╭─ Input for this task
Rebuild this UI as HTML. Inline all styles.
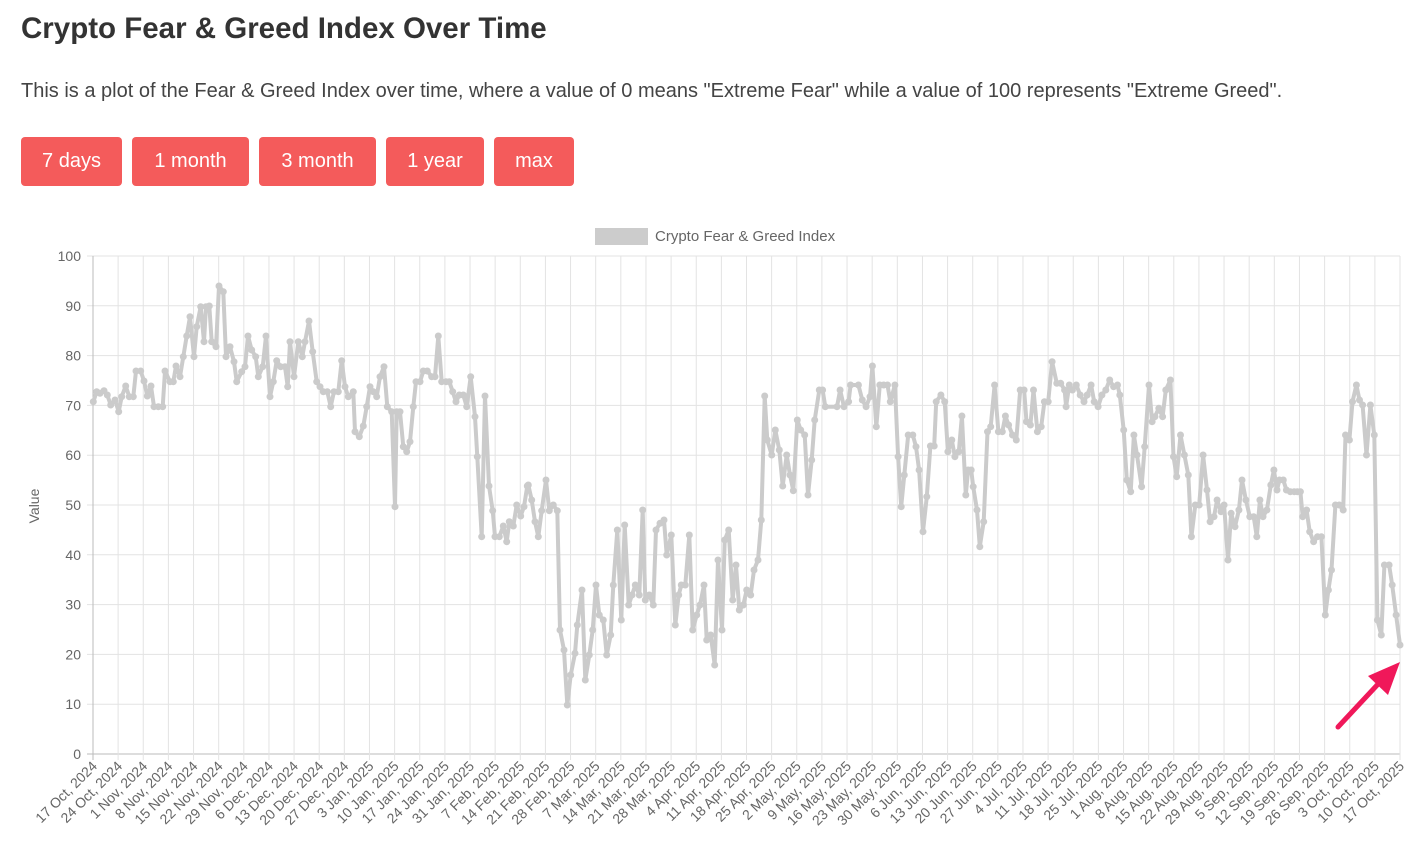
<!DOCTYPE html>
<html><head><meta charset="utf-8">
<style>
body{margin:0;background:#fff;font-family:"Liberation Sans",sans-serif;width:1428px;height:857px;overflow:hidden;position:relative}
h1{position:absolute;left:21px;top:12px;margin:0;font-size:29.5px;font-weight:bold;color:#333}
p{position:absolute;left:21px;top:80px;margin:0;font-size:20px;color:#444}
.b{position:absolute;top:137px;height:49px;background:#f45b5b;color:#fff;font-size:20px;border-radius:4px;display:flex;align-items:center;justify-content:center}
svg{position:absolute;left:0;top:0}
</style></head><body>
<h1>Crypto Fear &amp; Greed Index Over Time</h1>
<p>This is a plot of the Fear &amp; Greed Index over time, where a value of 0 means "Extreme Fear" while a value of 100 represents "Extreme Greed".</p>
<div class="b" style="left:21px;width:101px">7 days</div>
<div class="b" style="left:132px;width:117px">1 month</div>
<div class="b" style="left:259px;width:117px">3 month</div>
<div class="b" style="left:386px;width:98px">1 year</div>
<div class="b" style="left:494px;width:80px">max</div>
<svg id="s" width="1428" height="857" xmlns="http://www.w3.org/2000/svg"></svg>
<script>
var s=document.getElementById('s'),h='';
var X0=93,X1=1400,Y0=754,Y1=256;
h+='<rect x="595" y="228" width="53" height="17" fill="#ccc"/><text x="655" y="241" font-size="15" fill="#666">Crypto Fear &amp; Greed Index</text>';
for(var i=0;i<=10;i++){var y=Y0-i*(Y0-Y1)/10;h+='<line x1="87" x2="1400" y1="'+y+'" y2="'+y+'" stroke="'+(i==0?'#bbb':'#e3e3e3')+'"/>';h+='<text x="81" y="'+(y+5)+'" font-size="14" fill="#666" text-anchor="end">'+(i*10)+'</text>';}
var M=['Jan','Feb','Mar','Apr','May','Jun','Jul','Aug','Sep','Oct','Nov','Dec'];
var d0=new Date(Date.UTC(2024,10,1));
for(var k=0;k<=52;k++){var x=X0+k*(X1-X0)/52;h+='<line x1="'+x+'" x2="'+x+'" y1="256" y2="760" stroke="'+(k==0?'#bbb':'#e3e3e3')+'"/>';
var t;if(k==0)t='17 Oct, 2024';else if(k==1)t='24 Oct, 2024';else{var d=new Date(d0.getTime()+(k-2)*7*864e5);t=d.getUTCDate()+' '+M[d.getUTCMonth()]+', '+d.getUTCFullYear();}
h+='<text transform="translate('+(x+5)+',767) rotate(-45)" font-size="14" fill="#666" text-anchor="end">'+t+'</text>';}
h+='<text transform="translate(39,506) rotate(-90)" font-size="14" fill="#666" text-anchor="middle">Value</text>';
var z1=[[10,395],[20,365],[30,370],[42,362],[52,375],[62,405],[75,390],[86,425],[95,380],[107,348],[118,380],[130,380],[138,303],[152,303],[162,333],[172,378],[183,348],[192,410],[205,410],[218,410],[225,303],[240,335],[250,335],[258,288],[270,320],[280,260],[290,198],[300,140],[312,260],[320,170],[332,110],[342,215],[348,110],[358,108],[365,215],[378,230],[387,48],[400,65],[408,260],[420,230],[432,275],[440,335],[455,305],[465,290],[474,198],[485,240],[497,260],[505,320],[518,290],[528,198],[540,380],[550,335],[560,272],[572,290],[585,290],[593,350],[600,215],[612,320],[625,215],[637,260],[645,215],[657,153],[668,245],[680,335],[690,350],[700,365],[712,365],[722,410],[732,365],[745,365],[755,272],[765,350],[775,380],[790,365],[795,485],[808,500],[820,468],[830,410],[840,350],[850,365],[860,380],[870,320],[882,290],[892,410],[905,425],[915,710],[920,425],[930,425],[940,530],[950,545],[960,515],[970,410],[978,335],[990,335],[1000,303],[1012,303],[1025,320],[1035,320],[1045,198],[1055,335],[1068,335],[1078,335],[1088,365],[1098,395],[1108,375],[1120,375],[1130,410],[1142,320],[1155,440],[1162,560],[1175,800],[1185,378],[1197,648],[1208,722],[1215,800],[1228,800],[1240,768],[1250,815],[1258,755],[1270,768],[1280,705],[1292,738],[1302,710],[1312,648]];
var z2=[[205,435],[215,480],[225,545],[235,590],[245,512],[258,420],[268,512],[280,495],[292,512],[300,870],[312,930],[322,1095],[332,1005],[345,940],[352,855],[366,750],[376,1020],[388,945],[398,870],[408,735],[418,825],[430,840],[440,945],[452,885],[460,735],[472,570],[484,840],[494,555],[506,795],[516,765],[526,735],[538,765],[548,510],[556,780],[568,765],[580,795],[588,570],[600,550],[612,540],[620,645],[634,585],[646,855],[656,765],[664,735],[676,735],[688,585],[698,870],[710,825],[720,795],[732,735],[740,900],[752,885],[764,975],[774,660],[786,870],[794,600],[806,570],[818,780],[828,675],[838,810],[850,795],[860,750],[872,765],[882,690],[894,660],[904,540],[914,168],[922,300],[935,345],[946,270],[958,330],[968,438],[980,345],[990,405],[1000,452],[1012,240],[1022,270],[1034,285],[1044,465],[1055,360],[1064,240],[1078,150]];
var z3=[[58,150],[65,200],[95,200],[103,150],[113,200],[125,185],[130,135],[150,135],[160,180],[170,200],[180,170],[186,78],[196,260],[205,135],[215,135],[225,135],[232,185],[244,135],[252,350],[260,500],[268,405],[278,285],[290,285],[298,320],[306,390],[316,575],[326,470],[335,318],[345,318],[350,185],[362,165],[372,185],[380,335],[390,300],[398,350],[408,335],[416,228],[426,465],[432,390],[440,390],[445,440],[455,510],[462,620],[472,545],[482,275],[490,260],[500,135],[510,275],[520,275],[528,228],[536,255],[546,285],[556,300],[566,150],[576,150],[582,245],[592,255],[600,150],[610,275],[620,260],[628,185],[638,185],[648,65],[660,130],[670,130],[680,150],[684,200],[692,135],[700,150],[710,135],[720,165],[730,185],[738,165],[748,135],[756,185],[766,200],[776,165],[786,150],[796,120],[806,140],[816,135],[822,165],[832,270],[840,420],[850,455],[858,285],[866,345],[878,440],[886,320],[897,135],[905,245],[912,230],[922,205],[932,230],[940,150],[952,120],[960,350],[968,410],[978,285],[988,345],[998,405],[1006,590],[1016,495],[1026,495],[1036,345],[1046,450],[1054,545],[1064,530],[1072,480],[1082,515],[1090,495],[1100,660],[1108,520],[1118,560],[1128,510],[1136,420],[1146,480],[1156,530],[1166,530],[1174,590],[1182,480],[1190,530],[1200,510],[1210,435],[1218,390],[1226,450],[1232,420],[1242,420],[1250,450],[1260,455],[1270,455],[1278,455],[1286,455],[1292,530],[1302,510],[1310,575],[1320,605],[1330,590],[1340,590],[1350,825],[1358,750],[1366,690],[1376,495],[1386,495],[1396,510],[1402,285],[1412,300],[1420,185],[1430,135],[1438,180],[1446,195],[1456,345],[1466,195],[1476,285],[1484,840],[1494,885],[1502,675],[1514,675],[1522,735],[1532,825],[1542,915]];
var P=[];
z1.forEach(function(p){P.push([90+p[0]/3,270+p[1]/3]);});
z2.forEach(function(p){P.push([460+p[0]/3,340+p[1]/3]);});
z3.forEach(function(p){P.push([800+p[0]/2.57,340+p[1]/3]);});
var pts=P.map(function(p){return p[0].toFixed(1)+','+p[1].toFixed(1);}).join(' ');
h+='<polyline points="'+pts+'" fill="none" stroke="#cbcbcb" stroke-width="4" stroke-linejoin="round"/>';
P.forEach(function(p){h+='<circle cx="'+p[0].toFixed(1)+'" cy="'+p[1].toFixed(1)+'" r="3.5" fill="#cbcbcb"/>';});
h+='<line x1="1338" y1="727" x2="1380" y2="682" stroke="#f0185a" stroke-width="5" stroke-linecap="round"/><polygon points="1400,662 1368,676 1388,695" fill="#f0185a"/>';
s.innerHTML=h;
</script>
</body></html>
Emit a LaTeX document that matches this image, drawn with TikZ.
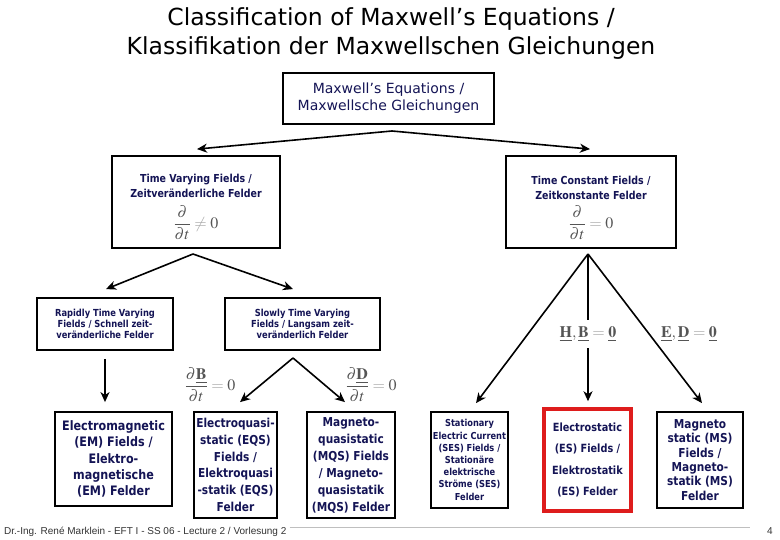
\documentclass[tikz,border=0pt]{standalone}
\usepackage{amsmath}
\usepackage{mathptmx}
\usepackage[no-math]{fontspec}
\setmainfont{DejaVu Sans}
\newfontfamily\bxf{DejaVu Sans}[FakeStretch=0.86]
\newfontfamily\ftf{Liberation Sans}
\usetikzlibrary{arrows.meta,calc}
\definecolor{navy}{RGB}{20,20,85}
\definecolor{mgray}{RGB}{85,85,85}
\definecolor{lgray}{RGB}{165,165,165}
\definecolor{esred}{RGB}{222,28,28}
\newcommand\lrel[1]{\mathrel{\textcolor{lgray}{#1}}}
\newcommand\mfs{\fontsize{16}{18}\selectfont}
\tikzset{
  box/.style={draw=black, line width=1.8pt, inner sep=0pt, align=center, text=navy},
  arr/.style={-{Stealth[length=10pt,width=9pt,inset=3pt]}, line width=1.6pt},
  mlabel/.style={text=mgray, inner sep=1pt},
}
\begin{document}
\begin{tikzpicture}[x=1pt,y=-1pt]
\fill[white] (0,0) rectangle (780,540);
\useasboundingbox (0,0) rectangle (780,540);

% title
\node[font=\fontsize{23.5}{29}\selectfont, align=center] (title) at (391,33.5)
  {Classification of Maxwell's Equations /\\Klassifikation der Maxwellschen Gleichungen};

% boxes
\node[box, minimum width=211pt, minimum height=51pt, font=\fontsize{14}{17}\selectfont] (top) at (388.5,98.5)
  {Maxwell's Equations /\\Maxwellsche Gleichungen};

\node[box, minimum width=168pt, minimum height=92pt, font=\bxf\bfseries\fontsize{11}{15}\selectfont] (tv) at (196,202)
  {\rule{0pt}{19pt}Time Varying Fields /\\Zeitveränderliche Felder\\[7pt]
   {\mfs\color{mgray}$\dfrac{\partial}{\partial t}\lrel{\neq} 0$}};
\node[box, minimum width=170pt, minimum height=92pt, font=\bxf\bfseries\fontsize{11}{15}\selectfont] (tc) at (591,202)
  {\rule{0pt}{21pt}Time Constant Fields /\\Zeitkonstante Felder\\[5pt]
   {\mfs\color{mgray}$\dfrac{\partial}{\partial t}\lrel{=} 0$}};

\node[box, minimum width=136pt, minimum height=52pt, font=\bxf\bfseries\fontsize{9.7}{11}\selectfont] (rapid) at (105,324)
  {Rapidly Time Varying\\Fields / Schnell zeit-\\veränderliche Felder};
\node[box, minimum width=155pt, minimum height=52pt, font=\bxf\bfseries\fontsize{9.7}{11}\selectfont] (slowly) at (302.5,324)
  {Slowly Time Varying\\Fields / Langsam zeit-\\veränderlich Felder};

\node[box, minimum width=117pt, minimum height=94pt, font=\bxf\bfseries\fontsize{13}{16.3}\selectfont] (em) at (113.5,459)
  {Electromagnetic\\(EM) Fields /\\Elektro-\\magnetische\\(EM) Felder};
\node[box, minimum width=83pt, minimum height=106pt, font=\bxf\bfseries\fontsize{12.3}{16.8}\selectfont] (eqs) at (235.5,465)
  {Electroquasi-\\static (EQS)\\Fields /\\Elektroquasi\\-statik (EQS)\\Felder};
\node[box, minimum width=88pt, minimum height=106pt, font=\bxf\bfseries\fontsize{12.3}{17}\selectfont] (mqs) at (351,465)
  {Magneto-\\quasistatic\\(MQS) Fields\\/ Magneto-\\quasistatik\\(MQS) Felder};
\node[box, minimum width=77pt, minimum height=96pt, font=\bxf\bfseries\fontsize{9.6}{12.2}\selectfont] (ses) at (469.5,460)
  {Stationary\\Electric Current\\(SES) Fields /\\Stationäre\\elektrische\\Ströme (SES)\\Felder};
\node[box, draw=esred, line width=3.5pt, minimum width=87pt, minimum height=102pt, font=\bxf\bfseries\fontsize{11.3}{21.3}\selectfont] (es) at (587.5,460)
  {Electrostatic\\(ES) Fields /\\Elektrostatik\\(ES) Felder};
\node[box, minimum width=86pt, minimum height=96pt, font=\bxf\bfseries\fontsize{12.3}{14.4}\selectfont] (ms) at (700,460)
  {Magneto\\static (MS)\\Fields /\\Magneto-\\statik (MS)\\Felder};

% branching points
\coordinate (topA) at (392,131);
\coordinate (tvA) at (193,254);
\coordinate (tcA) at (588,254);
\coordinate (slA) at (293,358);

% connectors
\draw[arr] (topA) -- ($(tv.north)+(1,-6)$);
\draw[arr] (topA) -- ($(tc.north)+(-1,-6)$);
\draw[arr] (tvA) -- ($(rapid.north)+(1,-8)$);
\draw[arr] (tvA) -- ($(slowly.north)+(-9.5,-8)$);
\draw[arr] ($(rapid.south)+(0,8)$) -- ($(rapid.south |- em.north)+(0,-9)$);
\draw[arr] (slA) -- ($(eqs.north)+(4.5,-9)$);
\draw[arr] (slA) -- ($(mqs.north)+(-6,-9)$);
\draw[arr] (tcA) -- ($(ses.north)+(6.5,-8)$);
\draw[arr] (tcA) -- ($(es.north)+(0.5,-6)$);
\draw[arr] (tcA) -- ($(ms.north)+(2,-8)$);

% math labels
\node[mlabel, font=\mfs] (dB) at (210,385) {$\dfrac{\partial\underline{\mathbf{B}}}{\partial t}\lrel{=}0$};
\node[mlabel, font=\mfs] (dD) at (371,385) {$\dfrac{\partial\underline{\mathbf{D}}}{\partial t}\lrel{=}0$};
\node[mlabel, font=\mfs, fill=white, inner ysep=7pt] (HB) at (588,334)
  {$\underline{\mathbf{H}},\underline{\mathbf{B}}\lrel{=}\underline{\mathbf{0}}$};
\node[mlabel, font=\mfs, fill=white] (ED) at (689,334)
  {$\underline{\mathbf{E}},\underline{\mathbf{D}}\lrel{=}\underline{\mathbf{0}}$};

% footer
\node[anchor=west, inner sep=0pt, font=\ftf\fontsize{10}{12}\selectfont, text=black!80] (foot) at (4,532)
  {Dr.-Ing. René Marklein - EFT I - SS 06 - Lecture 2 / Vorlesung 2};
\coordinate (lineEnd) at (750,527);
\draw[black!25, line width=0.8pt] ($(foot.east |- lineEnd)+(3,0)$) -- (lineEnd);
\node[font=\ftf\fontsize{10}{12}\selectfont, text=black!80] (pg) at (770,531) {4};
\end{tikzpicture}
\end{document}
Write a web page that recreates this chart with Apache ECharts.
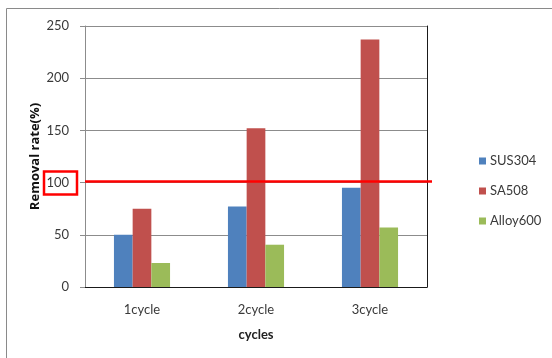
╰─
▶ _Direction_
State how many lines of the records hold the string "with", and nothing else.

▶ _Exercise output_
2